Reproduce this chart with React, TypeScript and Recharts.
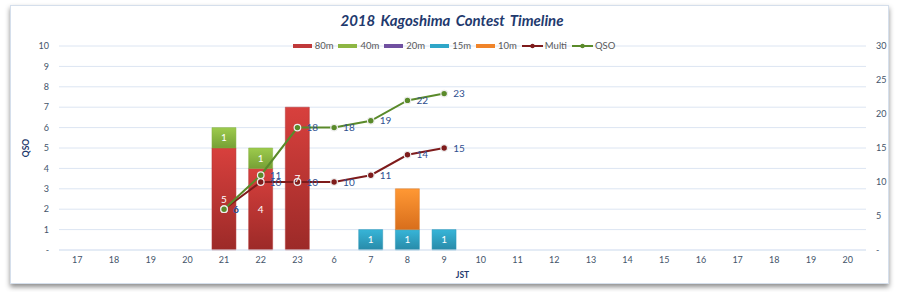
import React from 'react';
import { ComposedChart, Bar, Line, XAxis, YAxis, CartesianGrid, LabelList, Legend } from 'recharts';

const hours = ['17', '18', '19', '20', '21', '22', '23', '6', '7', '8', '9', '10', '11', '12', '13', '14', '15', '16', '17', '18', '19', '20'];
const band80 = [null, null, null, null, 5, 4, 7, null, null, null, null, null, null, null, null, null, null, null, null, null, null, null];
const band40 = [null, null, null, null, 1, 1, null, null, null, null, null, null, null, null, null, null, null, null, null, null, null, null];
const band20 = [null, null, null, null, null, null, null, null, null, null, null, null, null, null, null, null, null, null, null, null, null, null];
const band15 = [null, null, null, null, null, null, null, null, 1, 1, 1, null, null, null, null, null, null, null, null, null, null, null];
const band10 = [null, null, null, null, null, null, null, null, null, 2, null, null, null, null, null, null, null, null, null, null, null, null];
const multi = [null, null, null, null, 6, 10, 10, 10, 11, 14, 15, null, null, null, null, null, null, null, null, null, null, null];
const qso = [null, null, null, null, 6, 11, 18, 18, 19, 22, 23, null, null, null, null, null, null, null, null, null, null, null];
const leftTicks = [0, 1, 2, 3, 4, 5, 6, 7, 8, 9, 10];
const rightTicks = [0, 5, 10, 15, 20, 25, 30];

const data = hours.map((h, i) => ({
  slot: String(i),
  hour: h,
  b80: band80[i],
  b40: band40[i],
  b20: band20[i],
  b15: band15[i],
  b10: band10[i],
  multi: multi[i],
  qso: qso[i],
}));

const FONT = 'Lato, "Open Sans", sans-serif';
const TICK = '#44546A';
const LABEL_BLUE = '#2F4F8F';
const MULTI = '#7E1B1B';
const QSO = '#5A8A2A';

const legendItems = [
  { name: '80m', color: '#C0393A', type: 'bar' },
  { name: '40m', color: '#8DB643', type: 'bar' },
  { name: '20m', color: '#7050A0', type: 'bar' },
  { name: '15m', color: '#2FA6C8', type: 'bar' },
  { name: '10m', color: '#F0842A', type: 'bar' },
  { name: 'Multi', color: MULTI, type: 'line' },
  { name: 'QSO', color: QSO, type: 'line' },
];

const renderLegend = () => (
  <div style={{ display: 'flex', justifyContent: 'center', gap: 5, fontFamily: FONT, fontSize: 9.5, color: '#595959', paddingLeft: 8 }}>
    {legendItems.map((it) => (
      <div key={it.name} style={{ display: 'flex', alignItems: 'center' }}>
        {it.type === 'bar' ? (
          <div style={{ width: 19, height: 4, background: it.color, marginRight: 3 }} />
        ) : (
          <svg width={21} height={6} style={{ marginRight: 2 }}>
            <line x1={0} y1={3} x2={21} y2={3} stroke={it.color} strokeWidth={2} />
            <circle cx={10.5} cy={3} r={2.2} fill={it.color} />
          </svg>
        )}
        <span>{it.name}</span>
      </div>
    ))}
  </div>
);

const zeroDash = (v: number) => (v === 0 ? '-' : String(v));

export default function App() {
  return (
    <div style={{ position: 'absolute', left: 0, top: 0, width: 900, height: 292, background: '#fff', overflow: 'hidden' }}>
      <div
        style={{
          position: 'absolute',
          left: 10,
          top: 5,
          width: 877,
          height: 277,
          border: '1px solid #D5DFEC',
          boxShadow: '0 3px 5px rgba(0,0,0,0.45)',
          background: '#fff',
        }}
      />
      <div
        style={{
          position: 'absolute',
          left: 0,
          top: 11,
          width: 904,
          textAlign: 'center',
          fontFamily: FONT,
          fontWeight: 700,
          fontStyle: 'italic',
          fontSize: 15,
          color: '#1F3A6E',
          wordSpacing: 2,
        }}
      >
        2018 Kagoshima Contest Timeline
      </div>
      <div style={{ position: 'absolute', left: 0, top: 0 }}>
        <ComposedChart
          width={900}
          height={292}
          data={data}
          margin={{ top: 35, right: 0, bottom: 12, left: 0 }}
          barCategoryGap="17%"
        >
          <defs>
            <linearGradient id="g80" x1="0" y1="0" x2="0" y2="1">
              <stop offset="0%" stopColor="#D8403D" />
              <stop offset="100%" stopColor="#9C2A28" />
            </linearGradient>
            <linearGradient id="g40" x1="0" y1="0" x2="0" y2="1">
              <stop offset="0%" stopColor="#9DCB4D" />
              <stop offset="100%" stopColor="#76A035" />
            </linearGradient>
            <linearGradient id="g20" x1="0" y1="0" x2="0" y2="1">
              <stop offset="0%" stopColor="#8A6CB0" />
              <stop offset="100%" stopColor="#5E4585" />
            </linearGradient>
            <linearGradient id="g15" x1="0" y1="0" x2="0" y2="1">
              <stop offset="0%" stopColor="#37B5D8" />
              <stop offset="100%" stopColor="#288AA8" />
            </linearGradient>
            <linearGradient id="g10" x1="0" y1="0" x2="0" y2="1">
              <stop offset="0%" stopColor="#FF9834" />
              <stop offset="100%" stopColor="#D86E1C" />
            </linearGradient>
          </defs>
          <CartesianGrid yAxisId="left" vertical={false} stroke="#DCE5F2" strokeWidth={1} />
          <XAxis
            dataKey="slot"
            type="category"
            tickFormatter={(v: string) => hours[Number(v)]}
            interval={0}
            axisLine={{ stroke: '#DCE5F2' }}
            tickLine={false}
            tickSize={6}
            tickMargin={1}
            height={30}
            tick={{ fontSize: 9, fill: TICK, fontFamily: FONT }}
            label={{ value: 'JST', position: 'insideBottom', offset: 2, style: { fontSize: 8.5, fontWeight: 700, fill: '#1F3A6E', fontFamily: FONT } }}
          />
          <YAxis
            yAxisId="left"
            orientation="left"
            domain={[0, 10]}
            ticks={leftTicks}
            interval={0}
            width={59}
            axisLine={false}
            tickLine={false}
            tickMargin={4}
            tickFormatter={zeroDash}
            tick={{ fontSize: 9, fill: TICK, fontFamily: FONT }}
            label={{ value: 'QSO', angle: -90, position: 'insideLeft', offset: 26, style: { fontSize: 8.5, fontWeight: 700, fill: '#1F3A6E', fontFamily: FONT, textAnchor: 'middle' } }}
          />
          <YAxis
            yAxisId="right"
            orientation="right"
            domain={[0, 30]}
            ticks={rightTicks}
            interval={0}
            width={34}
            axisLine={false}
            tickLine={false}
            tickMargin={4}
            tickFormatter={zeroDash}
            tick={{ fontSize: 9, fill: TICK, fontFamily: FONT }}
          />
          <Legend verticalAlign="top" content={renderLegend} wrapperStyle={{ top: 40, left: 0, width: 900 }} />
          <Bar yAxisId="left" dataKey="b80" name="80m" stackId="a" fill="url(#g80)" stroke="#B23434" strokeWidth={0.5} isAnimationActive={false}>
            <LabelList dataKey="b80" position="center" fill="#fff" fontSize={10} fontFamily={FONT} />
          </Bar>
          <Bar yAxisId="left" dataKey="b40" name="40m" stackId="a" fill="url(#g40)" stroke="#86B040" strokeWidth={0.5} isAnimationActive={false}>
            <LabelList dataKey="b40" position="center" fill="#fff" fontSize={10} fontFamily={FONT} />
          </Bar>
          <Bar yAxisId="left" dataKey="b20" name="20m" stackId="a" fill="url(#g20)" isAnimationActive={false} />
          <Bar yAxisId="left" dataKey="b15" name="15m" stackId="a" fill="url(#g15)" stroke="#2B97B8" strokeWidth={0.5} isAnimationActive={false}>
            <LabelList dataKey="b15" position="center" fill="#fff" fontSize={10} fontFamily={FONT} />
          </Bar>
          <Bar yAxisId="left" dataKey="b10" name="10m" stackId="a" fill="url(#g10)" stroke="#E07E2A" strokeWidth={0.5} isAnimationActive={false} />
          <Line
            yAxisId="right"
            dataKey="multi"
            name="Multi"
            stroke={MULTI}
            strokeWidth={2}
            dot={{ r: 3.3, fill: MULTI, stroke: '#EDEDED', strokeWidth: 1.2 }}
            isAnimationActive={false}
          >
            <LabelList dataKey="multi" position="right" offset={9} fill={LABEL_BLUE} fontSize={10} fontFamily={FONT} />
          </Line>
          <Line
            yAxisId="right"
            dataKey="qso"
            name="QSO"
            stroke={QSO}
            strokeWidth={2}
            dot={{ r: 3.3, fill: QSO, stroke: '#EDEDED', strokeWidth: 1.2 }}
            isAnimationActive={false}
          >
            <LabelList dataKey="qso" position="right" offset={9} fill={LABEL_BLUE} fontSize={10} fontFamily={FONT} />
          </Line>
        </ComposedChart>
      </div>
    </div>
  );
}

**WRITTEN PROBLEM**
Starting with the first line of the data above and ending with the line containing "CartesianGrid, LabelList, Legend", please restate every line exactly, leaving images out.

**FINAL ANSWER**
Reproduce this chart with React, TypeScript and Recharts.
import React from 'react';
import { ComposedChart, Bar, Line, XAxis, YAxis, CartesianGrid, LabelList, Legend } from 'recharts';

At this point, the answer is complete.